A primeira vez que dei uma entrevista sobre Cachorro Morto [primeiro espetáculo da Cia. Hiato], a jornalista me perguntou: “É muito difícil acertar assim de primeira. Você não tem medo do próximo espetáculo?”. Eu entrei em pânico! Pensei: “Nossa, claro que tenho!”. Mas aí fui baixando a bola, pensando na minha insignificância, senão a gente começa a achar que é uma coisa e que precisamos suprir uma expectativa. Sou só um cara que está tentando fazer isso da forma mais real e honesta possível. Quando a gente saiu de O Jardim [terceiro espetáculo criado pela companhia] – que foi um espetáculo bem teatral, de impacto –, pensei: “Para que vou ficar correndo atrás de outro impacto? Vamos fazer o que queremos fazer!”. Por isso jogamos a expectativa lá embaixo. O Ficção quase não é um espetáculo.

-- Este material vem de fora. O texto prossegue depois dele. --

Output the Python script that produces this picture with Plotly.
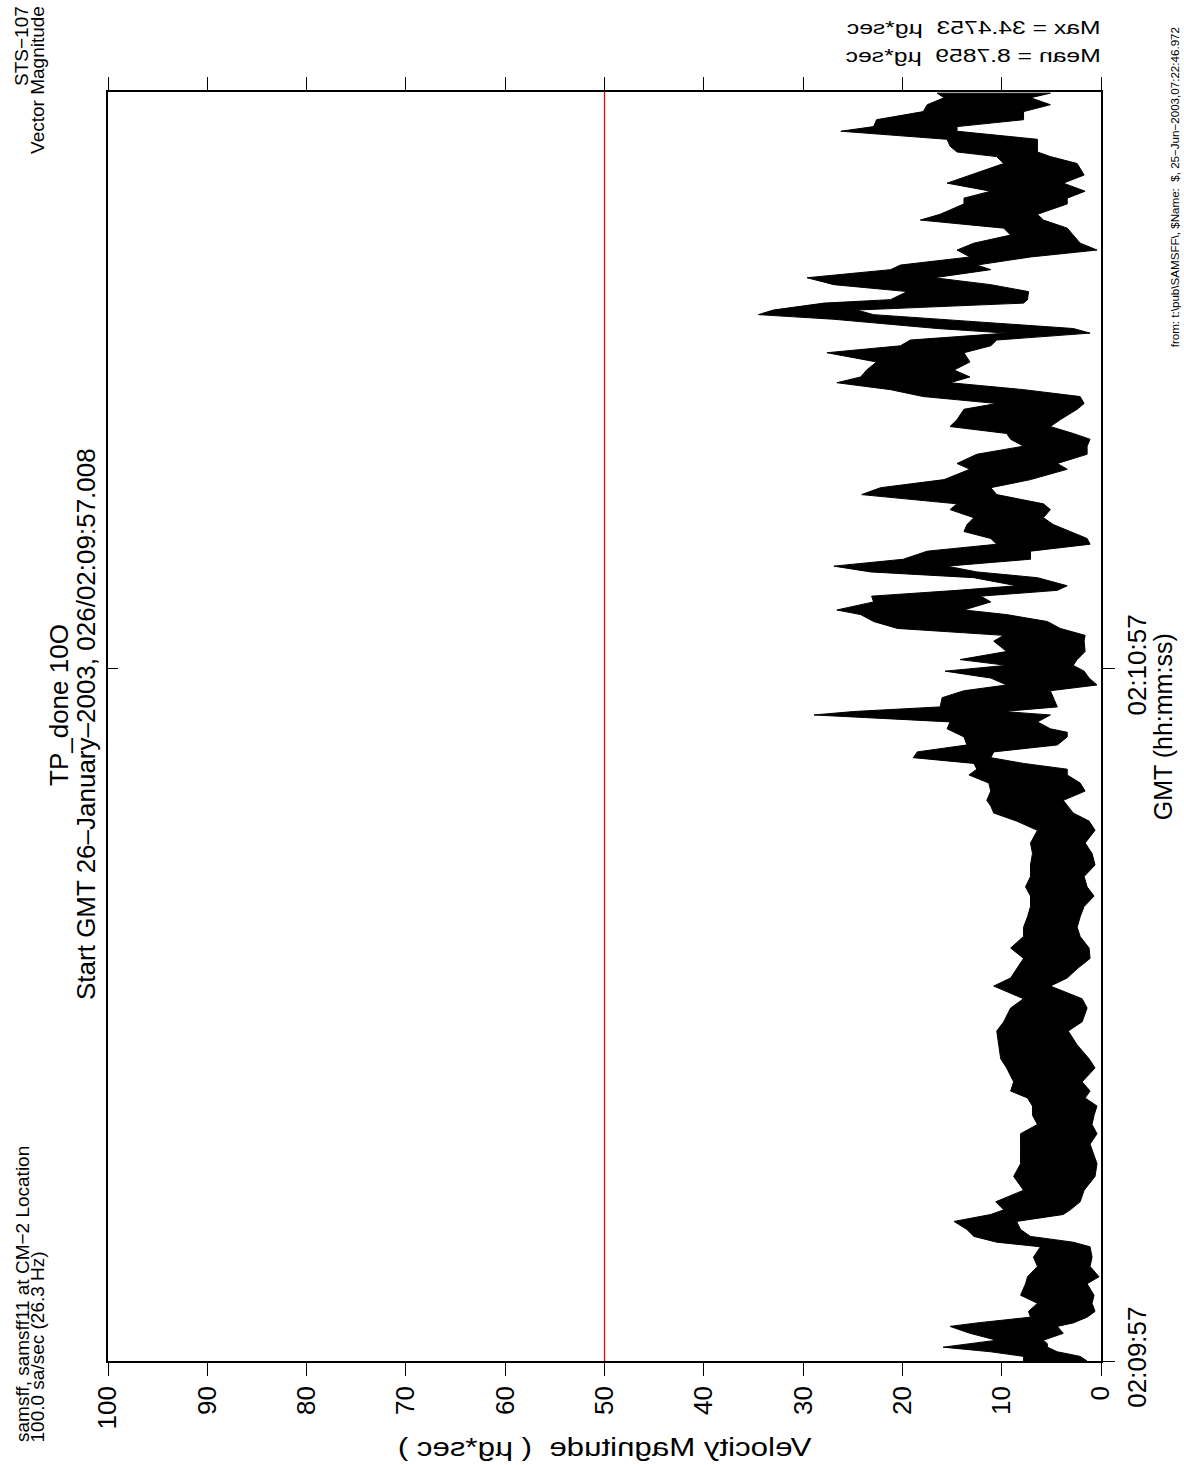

Quando começaram a sair críticas dizendo que um ator é melhor que o outro, fazendo comparações, eles sofreram muito com isso. Cada solo representa muito o processo de cada ator. Às vezes, o público gosta menos dos momentos em que os atores estão mais expostos, pois querem ver uma boa cena. Eles não querem ver o rudimentar e a gente quer mostrar o precário. O Ficção inteiro é trabalhado em cima da precariedade. Seja pelo som que fingimos dar errado, seja pelo texto atrapalhado, seja pela luz estática ao longo da peça – claro que é tudo proposital, mas quisemos trabalhar a precariedade, porque isso dá uma sensação de realidade.


Então, quando assisto Ficção, para mim não importa que sejam bons os monólogos. Importa, sim, que se veja aquela pessoa e o que há por trás daquilo. Isso gera comparação, mas estamos bem resolvidos em relação a isso. A gente sabe que uma crítica diz muito mais sobre quem critica do que sobre quem está sendo criticado.



“Não tem esse dramaturgo de gabinete, que senta e escreve um texto. É sempre um processo colaborativo, que envolve muita discussão.”